Quality headphone playback on a notebook computer?


I'm in the market for a new notebook PC, and I want something capable of high-quality music playback, through headphones... In my (somewhat limited) experience, CD playback sounds like crap when run through the built-in headphone outputs of notebook computers. (Apple Powerbook G4, Sony VIAO) Even marginal-quality MP3s played on my inexpensive iRiver MP3 player, put the notebook's CD playback to shame.

Are there any notebooks out there with acceptably good built-in headphone outputs? If not, what are the best options for headphone users? PCMCIA cards? Portable, external, USB sound cards or DACs (that don't require an AC outlet)?

I'm interested in CD, MP3, and DVD playback. Would an external DAC (like the "Waveterminal U24" that I've read about on this forum) prohibit playback of compressed music (MP3s), DVDs, video games, system sounds, or any other computer audio that I might use?

Right now, I'm considering the 'Soundblaster Audigy2 Z5' PCMCIA card. But, I'm somewhat biased against Creative, so I'd prefer to go with another option if there are better (affordable) alternatives. I'm looking for something that DOES NOT plug in to the wall, but can run off laptop battery power, and still provide enough juice to adequately power my headphones. (Sennheiser HD650, and Sony MDR-EX71SL earbuds)

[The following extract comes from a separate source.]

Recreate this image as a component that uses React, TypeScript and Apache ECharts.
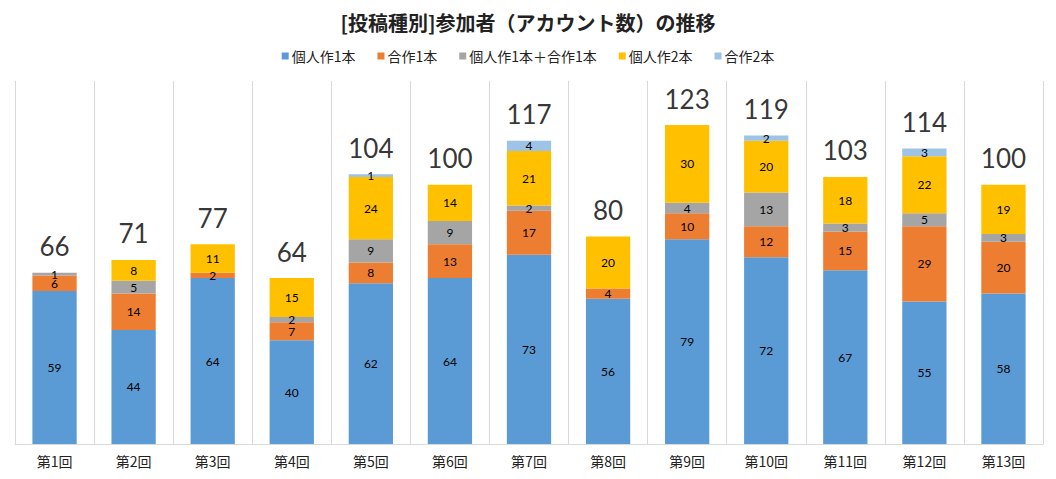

Any help, advice, or recommendations will be greatly appreciated! Thanks.
listen_hear

Showing 1 response by swampwalker

Try the M-audio sound card and any one of many portable amps that you read lots about on http://www.head-fi.org. They have an entire forum devoted to computer-based audio and another on headphone amps. SR-71 by Ray Samuels is one portable by a guy with excellent rep for customer support AND some real audio cred (rave review of sota phono stage in current S'phile, FWIW).